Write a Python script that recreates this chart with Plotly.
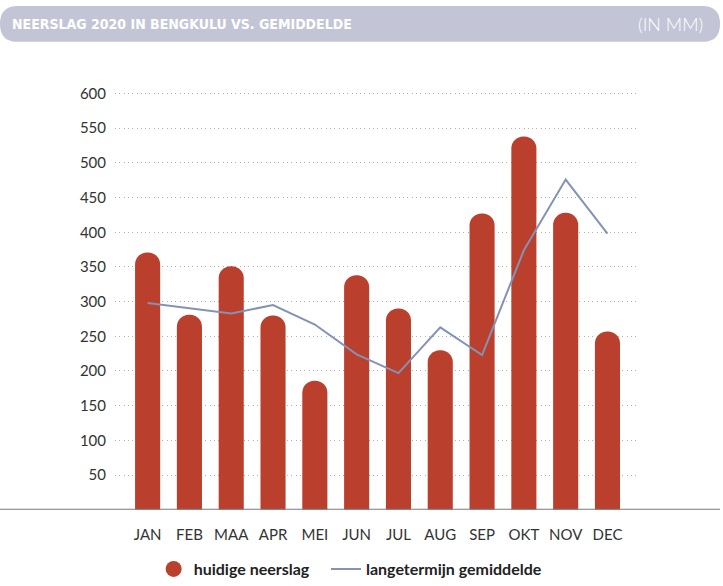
import plotly.graph_objects as go

W, H = 723, 586

months = ['JAN', 'FEB', 'MAA', 'APR', 'MEI', 'JUN', 'JUL', 'AUG', 'SEP', 'OKT', 'NOV', 'DEC']
neerslag_2020 = [371, 281, 351, 280, 186, 338, 290, 230, 427, 538, 428, 257]
gemiddelde = [298, 291, 283, 295, 267, 224, 197, 263, 223, 374, 476, 398]
y_ticks = [50, 100, 150, 200, 250, 300, 350, 400, 450, 500, 550, 600]

RED = '#bb3f2d'
LINE = '#8492b3'
BANNER = '#c3c5d6'
TEXT = '#333333'
FONT = 'Lato'
TITLE_FONT = 'Noto Sans ExtraCondensed, Noto Sans Condensed, DejaVu Sans Condensed, Roboto'


def px(x, y):
    # pixel -> paper coordinates (margins are zero)
    return x / W, 1 - y / H


def pill_path(x0, y0, x1, y1, r):
    def p(x, y):
        a, b = px(x, y)
        return f'{a:.5f},{b:.5f}'
    return (f'M {p(x0 + r, y0)} L {p(x1 - r, y0)} Q {p(x1, y0)} {p(x1, y0 + r)} '
            f'L {p(x1, y1 - r)} Q {p(x1, y1)} {p(x1 - r, y1)} '
            f'L {p(x0 + r, y1)} Q {p(x0, y1)} {p(x0, y1 - r)} '
            f'L {p(x0, y0 + r)} Q {p(x0, y0)} {p(x0 + r, y0)} Z')


fig = go.Figure()
fig.add_trace(go.Bar(
    x=months,
    y=neerslag_2020,
    width=0.6,
    marker={'color': RED, 'cornerradius': '50%', 'line': {'width': 0}},
    showlegend=False,
))
# legend-only entry so the bar series shows as a round dot
fig.add_trace(go.Scatter(
    x=[None], y=[None],
    mode='markers',
    marker={'color': RED, 'size': 17, 'symbol': 'circle'},
    name='huidige neerslag\u00a0\u00a0\u00a0',
))
fig.add_trace(go.Scatter(
    x=months,
    y=gemiddelde,
    mode='lines',
    line={'color': LINE, 'width': 2},
    name='langetermijn gemiddelde',
))

x_dom = [115 / W, 638 / W]
y_dom = [1 - 515.5 / H, 1 - (515.5 - 610 * 0.7056) / H]

fig.update_layout(
    width=W, height=H,
    margin={'l': 0, 'r': 0, 't': 0, 'b': 0},
    paper_bgcolor='white',
    plot_bgcolor='white',
    font={'family': FONT, 'color': TEXT, 'size': 15},
    xaxis={
        'domain': x_dom,
        'range': [-0.78, 11.73],
        'showgrid': False,
        'showline': False,
        'ticks': '',
        'ticklabelstandoff': 14,
        'tickfont': {'size': 15, 'color': TEXT},
        'fixedrange': True,
    },
    yaxis={
        'domain': y_dom,
        'range': [0, 610],
        'tickvals': y_ticks,
        'showgrid': True,
        'gridcolor': '#b0b0b0',
        'griddash': '1px,3.3px',
        'gridwidth': 1,
        'zeroline': False,
        'showline': False,
        'ticks': '',
        'ticklabelstandoff': 8,
        'tickfont': {'size': 15, 'color': TEXT},
    },
    legend={
        'orientation': 'h',
        'x': 0.485, 'xanchor': 'center',
        'y': 1 - 576 / H, 'yanchor': 'middle',
        'font': {'size': 16, 'color': '#222222', 'family': FONT, 'weight': 'bold'},
        'itemwidth': 30,
        'tracegroupgap': 0,
    },
    shapes=[
        {'type': 'path', 'xref': 'paper', 'yref': 'paper',
         'path': pill_path(0, 3, 720, 39.5, 18),
         'fillcolor': BANNER, 'line': {'width': 0}, 'layer': 'below'},
        {'type': 'line', 'xref': 'paper', 'yref': 'y',
         'x0': 0, 'x1': 720 / W, 'y0': 0, 'y1': 0,
         'line': {'color': '#7a7a7a', 'width': 2}},
    ],
    annotations=[
        {'text': 'NEERSLAG 2020 IN BENGKULU VS. GEMIDDELDE',
         'xref': 'paper', 'yref': 'paper',
         'x': 10 / W, 'y': 1 - 21 / H, 'xanchor': 'left', 'yanchor': 'middle',
         'showarrow': False,
         'font': {'family': TITLE_FONT, 'size': 14, 'color': 'white', 'weight': 'bold'}},
        {'text': '(IN MM)',
         'xref': 'paper', 'yref': 'paper',
         'x': 705 / W, 'y': 1 - 21 / H, 'xanchor': 'right', 'yanchor': 'middle',
         'showarrow': False,
         'font': {'family': FONT, 'size': 18, 'color': 'white', 'weight': 300}},
    ],
)

fig.write_html('out.html', config={'displayModeBar': False},
               post_script="document.body.style.margin = '0';")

══════

## Set exercise:
Quote, please, every line of the material above from its start through the line that has "500, 550, 600]", reproducing the words exactly and dropping any images.

## Result of this task:
Write a Python script that recreates this chart with Plotly.
import plotly.graph_objects as go

W, H = 723, 586

months = ['JAN', 'FEB', 'MAA', 'APR', 'MEI', 'JUN', 'JUL', 'AUG', 'SEP', 'OKT', 'NOV', 'DEC']
neerslag_2020 = [371, 281, 351, 280, 186, 338, 290, 230, 427, 538, 428, 257]
gemiddelde = [298, 291, 283, 295, 267, 224, 197, 263, 223, 374, 476, 398]
y_ticks = [50, 100, 150, 200, 250, 300, 350, 400, 450, 500, 550, 600]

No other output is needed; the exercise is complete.